County growth policy moving closer to final product
By Martin Kidston/MISSOULA CURRENT
Nearly 140,000 people will call Missoula County home within the next 20 years, with nearly 75 percent of them living in the city or what’s now considered the urban fringe, according to a working draft of the county’s new growth policy.
Commissioners joined members of planning staff on Monday in reviewing the draft policy, one that focuses on projections and needs over the next two decades. The document remains a work in progress, though commissioners expect to close in on a final product after a public hearing set for next month.
“This is probably the first major overhaul of the county growth policy since the original growth policy in 1970s,” said Karen Hughes, assistant director for Community and Planning Services. “It was overhauled quite a bit between the planning board’s first view and a more subsequent version in February.”
The process of writing a new growth policy kicked off in the fall of 2014 with the first round of public meetings. A second round of county-wide work sessions was held in the spring of 2015, followed by a final round last fall.

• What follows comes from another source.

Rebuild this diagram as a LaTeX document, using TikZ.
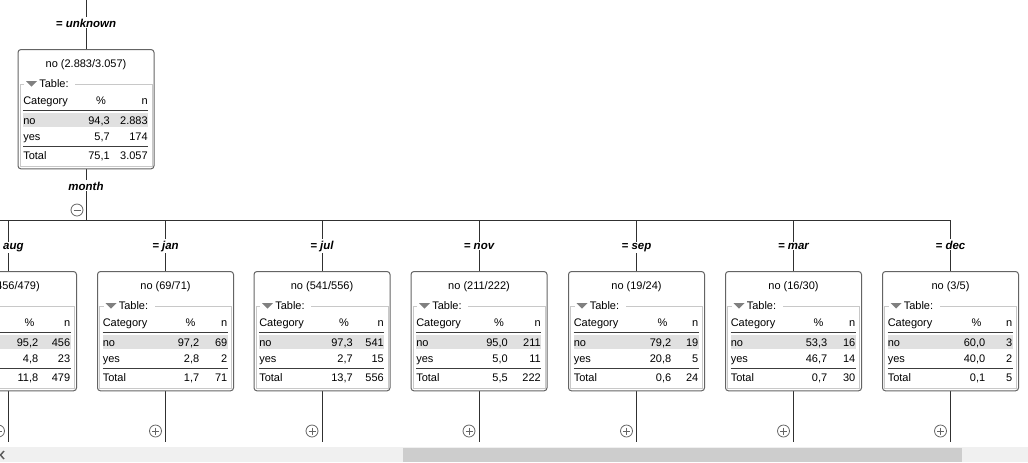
\documentclass[tikz,border=0pt]{standalone}
\usepackage{fontspec}
\setmainfont{Liberation Sans}
\definecolor{boxline}{HTML}{646464}
\definecolor{frameline}{HTML}{C8C8C8}
\definecolor{band}{HTML}{E0E0E0}
\definecolor{rulec}{HTML}{3C3C3C}
\definecolor{tri}{HTML}{808080}
\definecolor{sbtrack}{HTML}{F0F0F0}
\definecolor{sbthumb}{HTML}{CDCDCD}
\definecolor{edgec}{HTML}{303030}
\tikzset{
  kbox/.style={draw=boxline, line width=0.75pt, rounded corners=2.25pt, fill=white,
    minimum width=102pt, minimum height=89.5pt, inner sep=0pt, anchor=north},
  edgeline/.style={draw=edgec, line width=0.75pt},
  lbl/.style={font=\fontsize{8.6}{10}\selectfont\bfseries\itshape, fill=white, inner sep=1pt, anchor=base},
  txt/.style={font=\fontsize{8.25}{10}\selectfont, inner sep=0pt},
  btn/.style={draw=boxline, line width=0.6pt, fill=white},
}
\def\ktop{271}
% #1 name, #2 cx, #3 pct column offset, #4 noP, #5 noN, #6 yesP, #7 yesN, #8 totP, #9 totN
\newcommand{\knode}[9]{%
  \pgfmathsetmacro\L{#2-68}%
  \pgfmathsetmacro\R{#2+68}%
  \pgfmathsetmacro\T{\ktop}%
  \node[kbox] (#1) at (#2,\T) {};
  \node[txt, anchor=base] (#1-title) at (#2,\T+18) {no (#5/#9)};
  \draw[frameline, line width=0.75pt] (\L+6,\T+35) -- (\L+2,\T+35) -- (\L+2,\T+117)
     -- (\R-2,\T+117) -- (\R-2,\T+35) -- (\L+57,\T+35);
  \fill[tri] (\L+8,\T+32) -- (\L+19,\T+32) -- (\L+13.5,\T+37.5) -- cycle;
  \node[txt, anchor=base west] (#1-leg) at (\L+21,\T+38) {Table:};
  \node[txt, anchor=base west] (#1-hc) at (\L+5,\T+55) {Category};
  \node[txt, anchor=base] (#1-hp) at (\L+#3-9,\T+55) {\%};
  \node[txt, anchor=base east] (#1-hn) at (\L+130,\T+55) {n};
  \draw[rulec, line width=0.75pt] (\L+5,\T+61.5) -- (\L+130,\T+61.5);
  \fill[band] (\L+5,\T+64) rectangle (\L+130,\T+78);
  \node[txt, anchor=base west] (#1-r1) at (\L+5,\T+75) {no};
  \node[txt, anchor=base east] (#1-r1p) at (\L+#3,\T+75) {#4};
  \node[txt, anchor=base east] (#1-r1n) at (\L+130,\T+75) {#5};
  \node[txt, anchor=base west] (#1-r2) at (\L+5,\T+91) {yes};
  \node[txt, anchor=base east] (#1-r2p) at (\L+#3,\T+91) {#6};
  \node[txt, anchor=base east] (#1-r2n) at (\L+130,\T+91) {#7};
  \draw[rulec, line width=0.75pt] (\L+5,\T+97.5) -- (\L+130,\T+97.5);
  \node[txt, anchor=base west] (#1-r3) at (\L+5,\T+110) {Total};
  \node[txt, anchor=base east] (#1-r3p) at (\L+#3,\T+110) {#8};
  \node[txt, anchor=base east] (#1-r3n) at (\L+130,\T+110) {#9};
}
\begin{document}
\begin{tikzpicture}[x=0.75pt, y=-0.75pt]
\useasboundingbox (0,0) rectangle (1028,462);
\clip (0,0) rectangle (1028,462);
\fill[white] (0,0) rectangle (1028,462);

% root
\def\ktop{49}
\coordinate (top0) at (86,0);
\coordinate (split) at (86,220);
\draw[edgeline] (top0) -- (86,49);
\draw[edgeline] (86,169) -- (split);
\knode{root}{86}{92}{94,3}{2.883}{5,7}{174}{75,1}{3.057}
\node[lbl] (lroot) at (86,27) {= unknown};
\node[lbl] (lmonth) at (86,190) {month};
\draw[btn] (77,210) circle[radius=4.5pt];
\draw[boxline, line width=0.6pt] (73.5,210) -- (80.5,210);

% bus
\coordinate (busL) at (0,220);
\coordinate (busR) at (950.5,220);
\draw[edgeline] (busL) -- (busR);

% children
\def\ktop{271}
\foreach \nm/\cx in {aug/8.5,jan/165.5,jul/322,nov/479,sep/636.5,mar/793.5,dec/950.5}{
  \coordinate (b-\nm) at (\cx,220);
  \coordinate (e-\nm) at (\cx,442);
  \draw[edgeline] (b-\nm) -- (\cx,271);
  \draw[edgeline] (\cx,390) -- (e-\nm);
  \node[lbl] (l-\nm) at (\cx,249) {= \nm};
  \draw[btn] (\cx-10,431) circle[radius=4.5pt];
  \draw[boxline, line width=0.6pt] (\cx-13.5,431) -- (\cx-6.5,431) (\cx-10,427.5) -- (\cx-10,434.5);
}
\knode{aug}{8.5}{98}{95,2}{456}{4,8}{23}{11,8}{479}
\knode{jan}{165.5}{102}{97,2}{69}{2,8}{2}{1,7}{71}
\knode{jul}{322}{99}{97,3}{541}{2,7}{15}{13,7}{556}
\knode{nov}{479}{97}{95,0}{211}{5,0}{11}{5,5}{222}
\knode{sep}{636.5}{103}{79,2}{19}{20,8}{5}{0,6}{24}
\knode{mar}{793.5}{102}{53,3}{16}{46,7}{14}{0,7}{30}
\knode{dec}{950.5}{103}{60,0}{3}{40,0}{2}{0,1}{5}

% scrollbar
\fill[sbtrack] (0,447) rectangle (1028,462);
\fill[sbthumb] (403,448) rectangle (962,462);
\draw[edgec!80, line width=1.1pt] (4,451) -- (0.5,455) -- (4,459);
\end{tikzpicture}
\end{document}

Hughes said the resulting input has been broad with several common themes. Communities across the county see themselves as unique and prefer some level of local control when it comes to planning and managing growth.
“They like to be noticed for their individual assets and needs,” said Hughes. “There’s some interest in more intensive planning and even zoning, but they really want it to be locally driven and not be part of a big county-wide initiative.”
Broken into nine chapters, the draft plan covers everything from subdivision review to use of the plan itself. It sets guiding principals, goals and objectives, recognizes climate change, calls for energy efficiency, and plans for access to publicly-owned waterways.
Members of the Missoula Consolidated Planning Board have also held two public hearings on the new policy and have recommended several changes. Among them, Hughes said, the board asked for improved information on climate change, renewable energy and housing.
“The planning board asked us to focus on housing and affordability, and to formulate more action on that,” said Hughes. “They also asked us to make stronger connections between trends and the action items.”
The county’s population in 2015 was estimated at 116,000 residents, making it the second most populated county. Its population density of 43 people per square mile is far above the state’s population density of 6.8 people per square mile.
The projected growth implications could impact water quality, food prices and the cost of housing in the years ahead, the plan notes.
“We should be expecting there will be different demands on housing,” said Hughes. “Affordability continues to be an issue. The economy is changing, so that presents some new opportunities, though there are also challenges out there, particularly in our rural areas.”
A public hearing has been scheduled for April 13.